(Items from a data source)
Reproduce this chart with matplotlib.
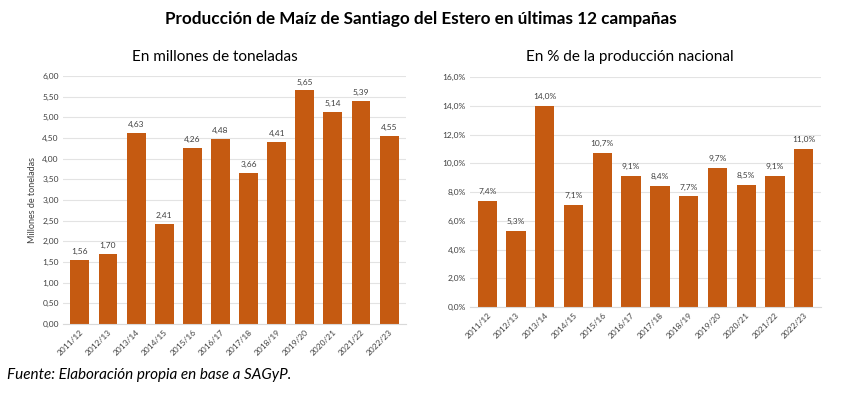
import matplotlib
matplotlib.use("Agg")
import matplotlib.pyplot as plt

# Data
campanas = ["2011/12", "2012/13", "2013/14", "2014/15", "2015/16", "2016/17",
            "2017/18", "2018/19", "2019/20", "2020/21", "2021/22", "2022/23"]
millones_tn = [1.56, 1.70, 4.63, 2.41, 4.26, 4.48, 3.66, 4.41, 5.65, 5.14, 5.39, 4.55]
pct_nacional = [7.4, 5.3, 14.0, 7.1, 10.7, 9.1, 8.4, 7.7, 9.7, 8.5, 9.1, 11.0]

bar_color = "#C55A11"
grid_color = "#E3E3E3"
text_color = "#404040"

plt.rcParams["font.family"] = ["Lato", "DejaVu Sans"]

fig = plt.figure(figsize=(8.42, 3.95), dpi=100)
W, H = 842, 395


def px_axes(x0, y0, x1, y1):
    return fig.add_axes([x0 / W, 1 - y1 / H, (x1 - x0) / W, (y1 - y0) / H])


def comma(v, fmt):
    return (fmt % v).replace(".", ",")


def style(ax):
    for s in ["top", "right", "left"]:
        ax.spines[s].set_visible(False)
    ax.spines["bottom"].set_color("#D9D9D9")
    ax.yaxis.grid(True, color=grid_color, linewidth=0.8)
    ax.set_axisbelow(True)
    ax.tick_params(axis="both", length=0, labelsize=6, colors=text_color, pad=3)
    ax.set_xticks(range(len(campanas)))
    ax.set_xticklabels(campanas, rotation=45, ha="right", rotation_mode="anchor")
    ax.set_xlim(-0.6, len(campanas) - 0.4)


# Left chart: millones de toneladas
ax1 = px_axes(63, 76, 406, 324)
x = range(len(campanas))
ax1.bar(x, millones_tn, width=0.67, color=bar_color)
style(ax1)
ax1.set_ylim(0, 6)
ax1.set_yticks([i * 0.5 for i in range(13)])
ax1.set_yticklabels([comma(i * 0.5, "%.2f") for i in range(13)])
ax1.set_ylabel("Millones de toneladas", fontsize=6.5, color=text_color, labelpad=4)
for i, v in enumerate(millones_tn):
    ax1.text(i, v + 0.12, comma(v, "%.2f"), ha="center", va="bottom",
             fontsize=6, color=text_color)

# Right chart: % de la produccion nacional
ax2 = px_axes(470, 77, 821, 307)
ax2.bar(x, pct_nacional, width=0.67, color=bar_color)
style(ax2)
ax2.set_ylim(0, 16)
ax2.set_yticks(range(0, 17, 2))
ax2.set_yticklabels([comma(t, "%.1f") + "%" for t in range(0, 17, 2)])
for i, v in enumerate(pct_nacional):
    ax2.text(i, v + 0.4, comma(v, "%.1f") + "%", ha="center", va="bottom",
             fontsize=6, color=text_color)

# Titles
fig.text(421 / W, 1 - 19 / H, "Producción de Maíz de Santiago del Estero en últimas 12 campañas",
         ha="center", va="center", fontsize=12.3, fontweight="bold", color="black")
fig.text(215 / W, 1 - 57 / H, "En millones de toneladas", ha="center", va="center",
         fontsize=11, color="black")
fig.text(630 / W, 1 - 57 / H, "En % de la producción nacional", ha="center", va="center",
         fontsize=11, color="black")
fig.text(7 / W, 1 - 375 / H, "Fuente: Elaboración propia en base a SAGyP.",
         ha="left", va="center", fontsize=11, style="italic", color="black")

fig.savefig("out.png", dpi=100)
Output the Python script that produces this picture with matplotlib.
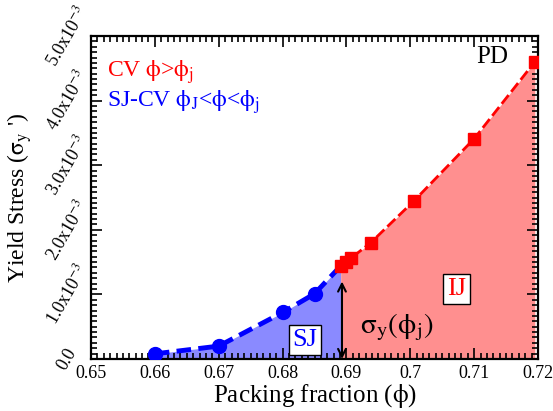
import matplotlib
matplotlib.use("Agg")
import matplotlib.pyplot as plt
from matplotlib.ticker import MultipleLocator, FixedLocator

plt.rcParams['font.family'] = ['Liberation Serif', 'DejaVu Serif']
plt.rcParams['mathtext.fontset'] = 'stix'
plt.rcParams['mathtext.default'] = 'rm'

# shear-jamming (SJ) branch: packing fraction vs yield stress
sj_phi = [0.66, 0.67, 0.68, 0.685]
sj_sigma = [0.08e-3, 0.20e-3, 0.72e-3, 1.01e-3]

# isotropic-jamming (IJ) branch
ij_phi = [0.6891, 0.6899, 0.6907, 0.6938, 0.7006, 0.7100, 0.7195]
ij_sigma = [1.44e-3, 1.50e-3, 1.56e-3, 1.80e-3, 2.45e-3, 3.41e-3, 4.60e-3]

x_ticks = [0.65, 0.66, 0.67, 0.68, 0.69, 0.70, 0.71, 0.72]
x_labels = ['0.65', '0.66', '0.67', '0.68', '0.69', '0.7', '0.71', '0.72']
y_ticks = [0.0, 1e-3, 2e-3, 3e-3, 4e-3, 5e-3]
y_labels = ['0.0', '1.0x10$^{-3}$', '2.0x10$^{-3}$', '3.0x10$^{-3}$',
            '4.0x10$^{-3}$', '5.0x10$^{-3}$']

fig = plt.figure(figsize=(5.53, 4.11), dpi=100)
ax = fig.add_axes([0.1646, 0.1265, 0.8083, 0.7859])

blue = '#0000ff'
red = '#ff0000'

# shaded regions under each branch
sj_x = sj_phi + [ij_phi[0]]
sj_y = sj_sigma + [ij_sigma[0]]
ax.fill_between(sj_x, 0, sj_y, color='#8a8aff', lw=0, zorder=1)
ax.fill_between(ij_phi, 0, ij_sigma, color='#ff8f8f', lw=0, zorder=1)

# branches
ax.plot(sj_x, sj_y, color=blue, lw=3.5, ls=(0, (3.0, 1.5)), zorder=3)
ax.plot(sj_phi, sj_sigma, 'o', color=blue, ms=10, zorder=4)
ax.plot(ij_phi, ij_sigma, color=red, lw=2.0, ls=(0, (4, 1.5)), zorder=3)
ax.plot(ij_phi, ij_sigma, 's', color=red, ms=8.5, zorder=4)

# yield stress at jamming
ax.annotate('', xy=(0.6893, 1.20e-3), xytext=(0.6893, 0.0),
            arrowprops=dict(arrowstyle='<->', color='black', lw=1.5,
                            mutation_scale=14, shrinkA=0, shrinkB=0),
            zorder=5)
ax.text(0.6979, 0.50e-3, r'$\sigma_y(\phi_j)$', fontsize=21, ha='center',
        va='center', color='black', zorder=6)

box = dict(boxstyle='square,pad=0.15', facecolor='white', edgecolor='black', lw=1)
ax.text(0.6835, 0.29e-3, 'SJ', color=blue, fontsize=19, ha='center',
        va='center', bbox=box, zorder=6)
ax.text(0.7073, 1.08e-3, 'IJ', color=red, fontsize=19, ha='center',
        va='center', bbox=box, zorder=6)
ax.text(0.7129, 4.67e-3, 'PD', color='black', fontsize=18, ha='center',
        va='center', zorder=6)

ax.text(0.6525, 4.44e-3, r'CV $\phi$>$\phi_j$', color=red, fontsize=17,
        ha='left', va='center', zorder=6)
ax.text(0.6525, 3.97e-3, r'SJ-CV $\phi_J$<$\phi$<$\phi_j$', color=blue,
        fontsize=17, ha='left', va='center', zorder=6)

ax.set_xlim(0.65, 0.72)
ax.set_ylim(0.0, 5e-3)
ax.xaxis.set_major_locator(FixedLocator(x_ticks))
ax.set_xticklabels(x_labels, fontsize=13)
ax.xaxis.set_minor_locator(MultipleLocator(0.001))
ax.yaxis.set_major_locator(FixedLocator(y_ticks))
ax.set_yticklabels(y_labels, fontsize=13)
ax.yaxis.set_minor_locator(MultipleLocator(1e-3 / 12))

ax.tick_params(which='both', direction='in', top=True, right=True, width=1.2)
ax.tick_params(which='major', length=8)
ax.tick_params(which='minor', length=4)
ax.tick_params(axis='x', pad=4)
for lab in ax.get_yticklabels():
    lab.set_rotation(60)
    lab.set_rotation_mode('anchor')
    lab.set_ha('center')
    lab.set_va('center')
ax.tick_params(axis='y', pad=17)

for sp in ax.spines.values():
    sp.set_linewidth(1.6)

ax.set_xlabel(r'Packing fraction ($\phi$)', fontsize=18, labelpad=0)
ax.set_ylabel("Yield Stress ($\\sigma_y$ ')", fontsize=17)
ax.yaxis.set_label_coords(-0.128, 0.5)

fig.savefig('out.png', dpi=100)
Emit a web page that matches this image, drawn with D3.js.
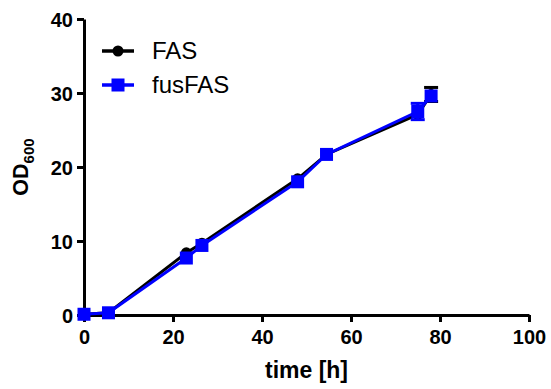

## YOUR INSTRUCTIONS
Give again, please, precisely the lines that begin the records and run through the line with "8.5, 9.1, 11.0]" in it, keeping both end lines and dropping any pictures.

## RESPONSE FOR THIS EXERCISE
Reproduce this chart with matplotlib.
import matplotlib
matplotlib.use("Agg")
import matplotlib.pyplot as plt

# Data
campanas = ["2011/12", "2012/13", "2013/14", "2014/15", "2015/16", "2016/17",
            "2017/18", "2018/19", "2019/20", "2020/21", "2021/22", "2022/23"]
millones_tn = [1.56, 1.70, 4.63, 2.41, 4.26, 4.48, 3.66, 4.41, 5.65, 5.14, 5.39, 4.55]
pct_nacional = [7.4, 5.3, 14.0, 7.1, 10.7, 9.1, 8.4, 7.7, 9.7, 8.5, 9.1, 11.0]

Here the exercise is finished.